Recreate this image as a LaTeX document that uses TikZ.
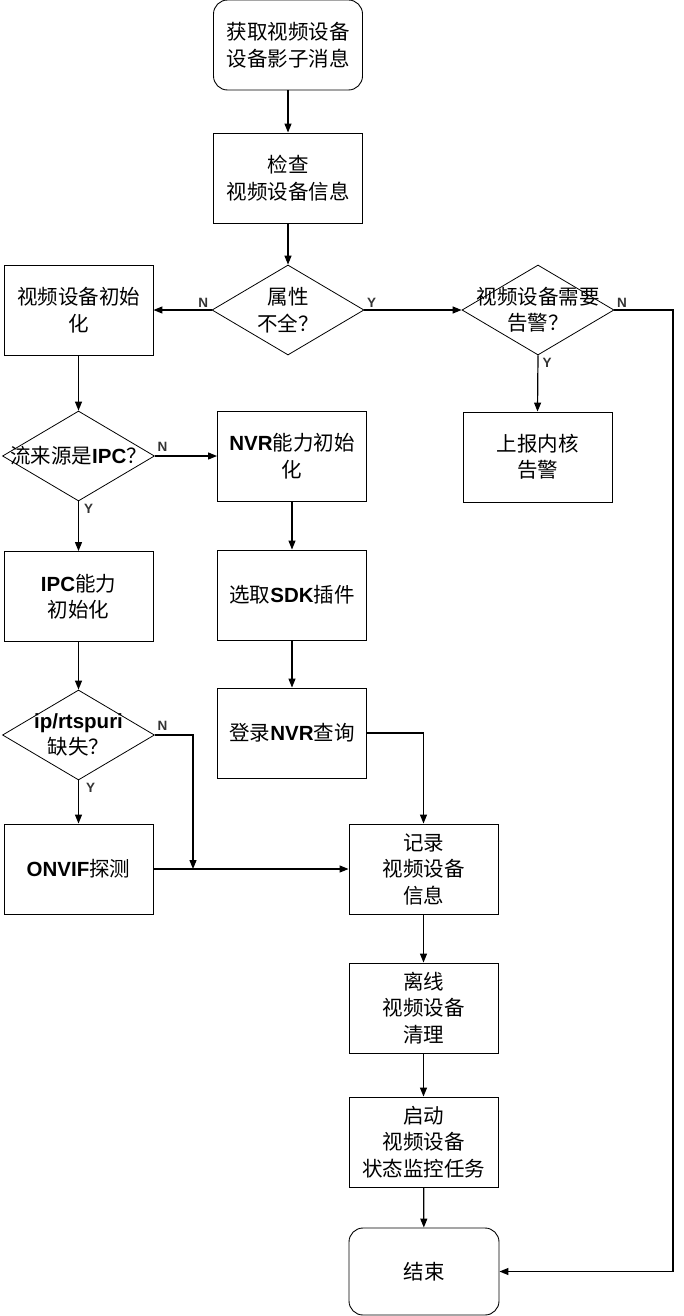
\documentclass[tikz,border=0pt]{standalone}
\usepackage{fontspec}
\setmainfont{Noto Sans CJK SC}
\newfontfamily\latfam{Liberation Sans}
\newcommand{\LatB}[1]{{\latfam\bfseries #1}}
\usetikzlibrary{shapes.geometric,arrows.meta}
\tikzset{
  every node/.style={font=\fontsize{20.5pt}{26.5pt}\selectfont},
  box/.style={draw, line width=0.9pt, minimum width=149pt, minimum height=90pt, align=center, inner sep=0pt},
  rbox/.style={box, rounded corners=14pt},
  dia/.style={draw, diamond, line width=0.8pt, minimum width=152pt, minimum height=90pt, inner sep=0pt},
  dtext/.style={align=center, inner sep=0pt},
  arr/.style={draw, line width=1.2pt, -{Triangle[length=9pt,width=7pt]}},
  lbl/.style={font=\latfam\bfseries\fontsize{13.5pt}{15pt}\selectfont, text=black!80, inner sep=1pt}
}
\begin{document}
\begin{tikzpicture}[x=1pt,y=-1pt]
\useasboundingbox (0,0) rectangle (683,1316);
% nodes
\node[rbox] (start) at (288,45) {获取视频设备\\设备影子消息};
\node[box] (check) at (288,178) {检查\\视频设备信息};
\node[dia] (attr) at (288,310) {};
\node[dtext] (attrt) at (288,310) {属性\\不全？};
\node[box] (vinit) at (78.5,310) {视频设备初始\\化};
\node[dia] (alarm) at (538,310) {};
\node[dtext] (alarmt) at (538,310) {视频设备需要\\告警？};
\node[box] (report) at (537.5,457) {上报内核\\告警};
\node[dia] (src) at (78.5,456) {};
\node[dtext] (srct) at (78.5,456) {流来源是\LatB{IPC}？};
\node[box] (nvr) at (292,456) {\LatB{NVR}能力初始\\化};
\node[box] (ipc) at (78.5,596.5) {\LatB{IPC}能力\\初始化};
\node[box] (sdk) at (292,595) {选取\LatB{SDK}插件};
\node[dia] (ip) at (78.5,735) {};
\node[dtext] (ipt) at (78.5,735) {\LatB{ip/rtspuri}\\缺失？};
\node[box] (login) at (292,733) {登录\LatB{NVR}查询};
\node[box] (onvif) at (78.5,869) {\LatB{ONVIF}探测};
\node[box] (rec) at (423.5,869) {记录\\视频设备\\信息};
\node[box] (clean) at (423.5,1008) {离线\\视频设备\\清理};
\node[box] (mon) at (423.5,1142) {启动\\视频设备\\状态监控任务};
\node[rbox, minimum width=150pt, minimum height=87pt] (end) at (424,1271.5) {结束};
\coordinate (jn) at (193,869);
\coordinate (rc) at (673,310);
% connectors
\draw[arr] (start) -- (check);
\draw[arr] (check) -- (attr);
\draw[arr] (attr.west) -- node[lbl, pos=0, anchor=south east, xshift=-2pt, yshift=1pt] {N} (vinit.east);
\draw[arr] (attr.east) -- node[lbl, pos=0, anchor=south west, xshift=1pt, yshift=1pt] {Y} (alarm.west);
\draw[arr] (alarm.south) -- node[lbl, pos=0, anchor=north west, xshift=3pt, yshift=-1pt] {Y} (report.north);
\draw[arr] (alarm.east) -- node[lbl, pos=0, anchor=south west, xshift=1pt, yshift=1pt] {N} (rc) |- (end.east);
\draw[arr] (vinit) -- (src);
\draw[arr] (src.east) -- node[lbl, pos=0, anchor=south west, xshift=1pt, yshift=3pt] {N} (nvr.west);
\draw[arr] (src.south) -- node[lbl, pos=0, anchor=north west, xshift=4pt, yshift=-1pt] {Y} (ipc.north);
\draw[arr] (nvr) -- (sdk);
\draw[arr] (sdk) -- (login);
\draw[arr] (ipc) -- (ip);
\draw[arr] (ip.east) -- node[lbl, pos=0, anchor=south west, xshift=1pt, yshift=3pt] {N} (190,735) -| (jn);
\draw[arr] (ip.south) -- node[lbl, pos=0, anchor=north west, xshift=6pt, yshift=-1pt] {Y} (onvif.north);
\draw[arr] (onvif.east) -- (rec.west);
\draw[arr] (login.east) -| (rec.north);
\draw[arr] (rec) -- (clean);
\draw[arr] (clean) -- (mon);
\draw[arr] (mon) -- (end);
\end{tikzpicture}
\end{document}
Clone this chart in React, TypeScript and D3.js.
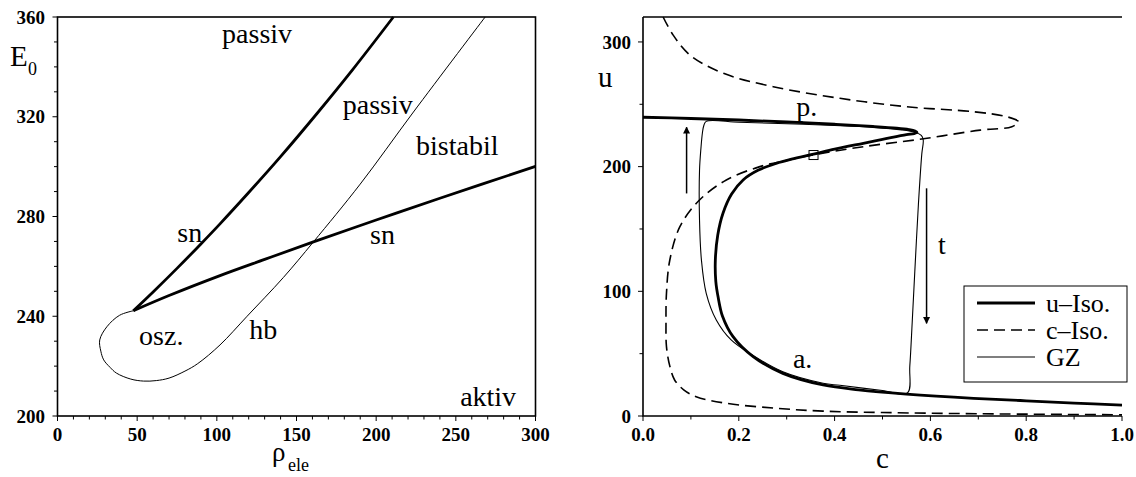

■ Exercise aim ■
Return every line holding the word "this" from the records.

■ Problem solution ■
Recreate this image as a LaTeX document that uses TikZ.
Clone this chart in React, TypeScript and D3.js.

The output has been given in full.